### What is required
Which lines in the records below contain the word "diagram"? Copy each of them.

### Provided data
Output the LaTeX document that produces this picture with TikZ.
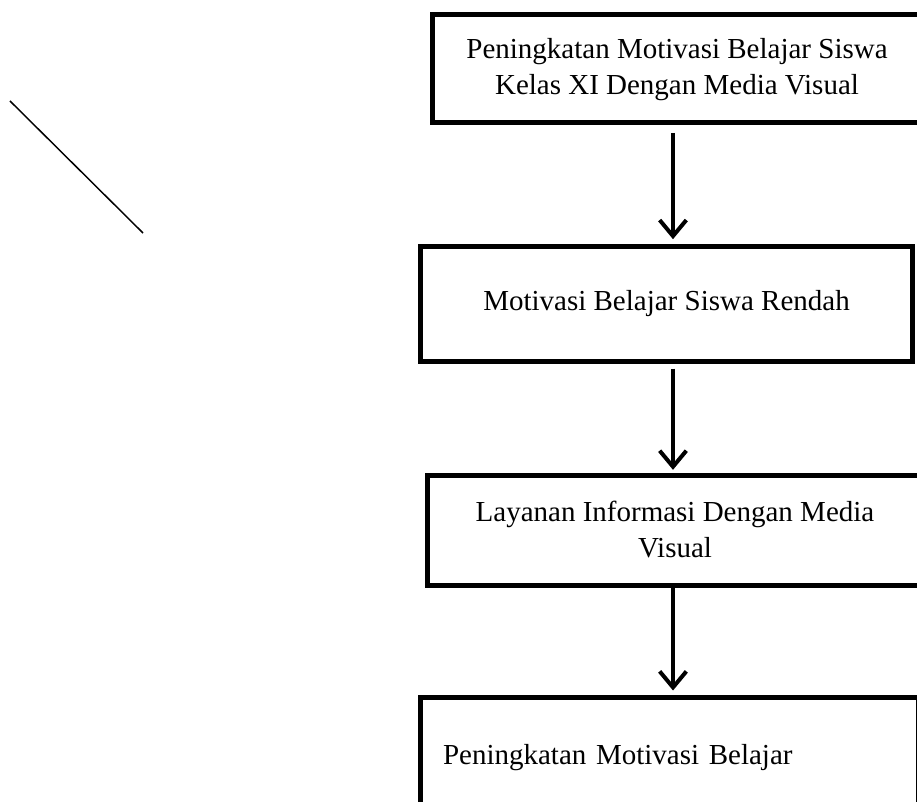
==
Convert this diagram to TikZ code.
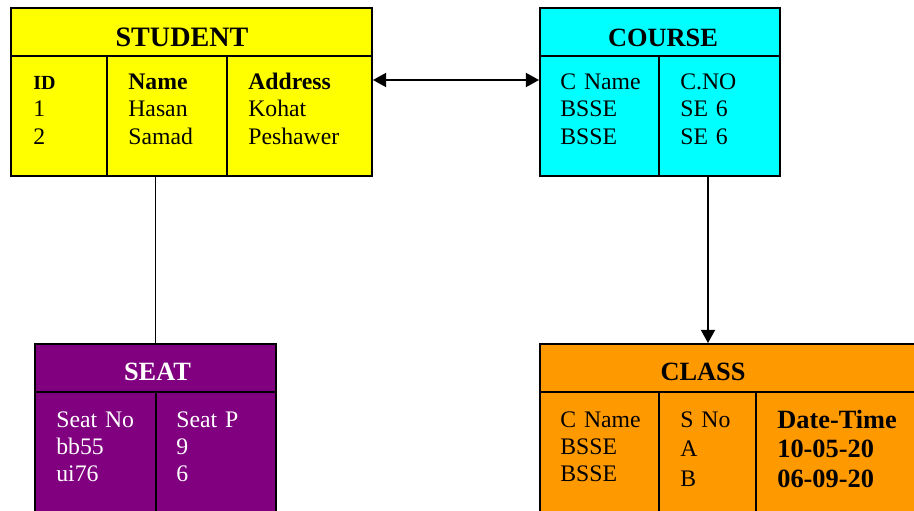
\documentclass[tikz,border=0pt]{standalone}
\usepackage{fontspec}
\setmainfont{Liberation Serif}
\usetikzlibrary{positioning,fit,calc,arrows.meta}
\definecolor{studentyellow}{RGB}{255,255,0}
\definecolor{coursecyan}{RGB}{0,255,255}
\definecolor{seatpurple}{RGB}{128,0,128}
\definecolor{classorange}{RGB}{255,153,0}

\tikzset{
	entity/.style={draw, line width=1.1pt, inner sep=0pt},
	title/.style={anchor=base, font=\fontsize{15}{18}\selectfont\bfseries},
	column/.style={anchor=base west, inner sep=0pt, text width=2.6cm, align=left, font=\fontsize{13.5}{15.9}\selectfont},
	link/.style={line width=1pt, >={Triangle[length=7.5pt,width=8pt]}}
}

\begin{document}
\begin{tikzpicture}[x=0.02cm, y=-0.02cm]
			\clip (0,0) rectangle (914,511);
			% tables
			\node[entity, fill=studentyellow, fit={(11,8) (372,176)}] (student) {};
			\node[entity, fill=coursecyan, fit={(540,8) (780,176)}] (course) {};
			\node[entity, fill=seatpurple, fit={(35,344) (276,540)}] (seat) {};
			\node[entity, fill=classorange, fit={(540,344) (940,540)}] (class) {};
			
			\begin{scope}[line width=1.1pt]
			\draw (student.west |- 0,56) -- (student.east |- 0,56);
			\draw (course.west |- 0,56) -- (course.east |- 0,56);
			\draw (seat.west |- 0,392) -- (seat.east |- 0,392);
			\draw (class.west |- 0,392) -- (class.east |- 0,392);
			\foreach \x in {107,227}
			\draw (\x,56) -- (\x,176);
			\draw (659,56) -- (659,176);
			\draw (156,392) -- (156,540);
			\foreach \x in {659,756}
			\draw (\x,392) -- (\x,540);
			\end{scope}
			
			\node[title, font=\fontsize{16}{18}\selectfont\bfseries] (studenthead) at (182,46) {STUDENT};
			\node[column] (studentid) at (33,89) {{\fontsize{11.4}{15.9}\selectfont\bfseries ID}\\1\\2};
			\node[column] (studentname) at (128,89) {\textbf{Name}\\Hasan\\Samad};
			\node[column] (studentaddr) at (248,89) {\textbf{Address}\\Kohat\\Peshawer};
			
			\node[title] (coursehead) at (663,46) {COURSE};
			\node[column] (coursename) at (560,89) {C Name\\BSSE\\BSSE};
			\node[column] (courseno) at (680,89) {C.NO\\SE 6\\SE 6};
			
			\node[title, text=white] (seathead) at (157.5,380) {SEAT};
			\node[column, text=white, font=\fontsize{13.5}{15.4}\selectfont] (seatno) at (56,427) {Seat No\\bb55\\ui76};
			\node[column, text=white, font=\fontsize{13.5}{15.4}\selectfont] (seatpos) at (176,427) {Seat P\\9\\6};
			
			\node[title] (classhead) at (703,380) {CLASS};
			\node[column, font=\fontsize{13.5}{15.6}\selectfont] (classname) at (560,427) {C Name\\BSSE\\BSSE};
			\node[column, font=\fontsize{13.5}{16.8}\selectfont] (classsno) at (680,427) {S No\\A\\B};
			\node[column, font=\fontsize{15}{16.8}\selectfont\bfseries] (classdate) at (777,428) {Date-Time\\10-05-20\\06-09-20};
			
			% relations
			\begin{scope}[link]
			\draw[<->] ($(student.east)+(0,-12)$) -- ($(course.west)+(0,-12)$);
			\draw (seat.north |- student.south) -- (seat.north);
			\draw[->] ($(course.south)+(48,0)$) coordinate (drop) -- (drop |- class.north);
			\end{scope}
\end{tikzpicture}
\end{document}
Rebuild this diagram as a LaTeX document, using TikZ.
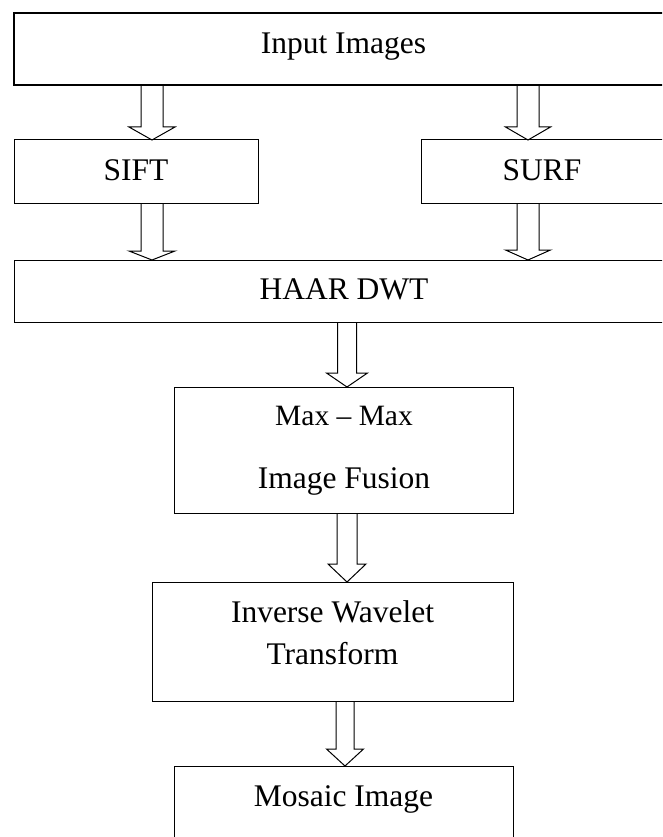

### Result of this task
Convert this diagram to TikZ code.
Rebuild this diagram as a LaTeX document, using TikZ.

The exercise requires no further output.